[BEGIN Data section]
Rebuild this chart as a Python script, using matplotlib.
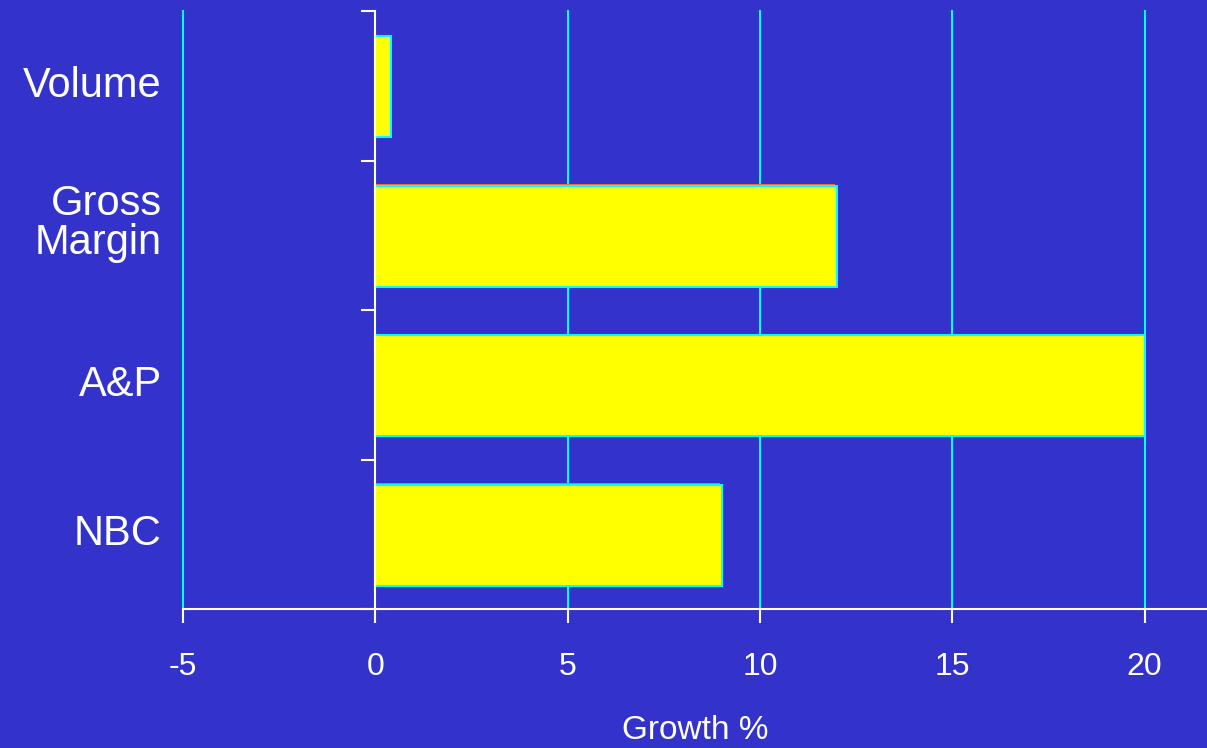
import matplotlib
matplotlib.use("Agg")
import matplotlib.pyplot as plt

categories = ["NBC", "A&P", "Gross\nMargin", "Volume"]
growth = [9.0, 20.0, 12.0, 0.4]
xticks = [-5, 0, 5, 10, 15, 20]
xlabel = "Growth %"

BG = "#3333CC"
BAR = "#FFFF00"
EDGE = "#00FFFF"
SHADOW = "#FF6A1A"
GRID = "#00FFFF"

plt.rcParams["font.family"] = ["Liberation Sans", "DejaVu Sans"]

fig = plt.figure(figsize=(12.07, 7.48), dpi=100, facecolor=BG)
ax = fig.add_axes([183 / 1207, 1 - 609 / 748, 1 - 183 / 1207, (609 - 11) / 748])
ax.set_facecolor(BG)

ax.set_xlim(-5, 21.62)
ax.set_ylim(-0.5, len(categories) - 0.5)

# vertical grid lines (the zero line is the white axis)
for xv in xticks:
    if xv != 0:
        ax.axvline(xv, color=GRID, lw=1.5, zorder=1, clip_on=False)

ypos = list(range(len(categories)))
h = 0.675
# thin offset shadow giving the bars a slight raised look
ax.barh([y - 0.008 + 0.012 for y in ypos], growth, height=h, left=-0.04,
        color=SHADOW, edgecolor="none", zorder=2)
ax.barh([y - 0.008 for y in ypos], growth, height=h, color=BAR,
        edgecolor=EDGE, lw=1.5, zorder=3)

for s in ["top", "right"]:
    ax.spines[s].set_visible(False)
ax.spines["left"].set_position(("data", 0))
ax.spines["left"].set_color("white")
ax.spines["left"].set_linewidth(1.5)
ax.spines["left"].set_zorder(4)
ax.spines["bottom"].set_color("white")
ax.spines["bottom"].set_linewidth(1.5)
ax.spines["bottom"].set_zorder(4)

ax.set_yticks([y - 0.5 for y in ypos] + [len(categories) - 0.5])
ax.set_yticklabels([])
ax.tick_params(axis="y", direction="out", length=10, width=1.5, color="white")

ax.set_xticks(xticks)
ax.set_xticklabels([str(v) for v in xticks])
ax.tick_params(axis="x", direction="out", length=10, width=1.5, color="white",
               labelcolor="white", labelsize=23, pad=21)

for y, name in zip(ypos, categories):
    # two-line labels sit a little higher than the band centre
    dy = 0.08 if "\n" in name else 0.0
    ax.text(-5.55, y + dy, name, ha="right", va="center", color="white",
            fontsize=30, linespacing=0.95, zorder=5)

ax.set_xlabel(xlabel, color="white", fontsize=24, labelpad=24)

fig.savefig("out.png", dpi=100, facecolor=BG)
[END Data section]
▶ Task statement
From the opening line of the listing above through the line bearing "ax.axvline(xv, color=GRID, lw=1.5, zorder=1, clip_on=False)", repeat each line exactly. Drop every picture.

▶ Task response
Rebuild this chart as a Python script, using matplotlib.
import matplotlib
matplotlib.use("Agg")
import matplotlib.pyplot as plt

categories = ["NBC", "A&P", "Gross\nMargin", "Volume"]
growth = [9.0, 20.0, 12.0, 0.4]
xticks = [-5, 0, 5, 10, 15, 20]
xlabel = "Growth %"

BG = "#3333CC"
BAR = "#FFFF00"
EDGE = "#00FFFF"
SHADOW = "#FF6A1A"
GRID = "#00FFFF"

plt.rcParams["font.family"] = ["Liberation Sans", "DejaVu Sans"]

fig = plt.figure(figsize=(12.07, 7.48), dpi=100, facecolor=BG)
ax = fig.add_axes([183 / 1207, 1 - 609 / 748, 1 - 183 / 1207, (609 - 11) / 748])
ax.set_facecolor(BG)

ax.set_xlim(-5, 21.62)
ax.set_ylim(-0.5, len(categories) - 0.5)

# vertical grid lines (the zero line is the white axis)
for xv in xticks:
    if xv != 0:
        ax.axvline(xv, color=GRID, lw=1.5, zorder=1, clip_on=False)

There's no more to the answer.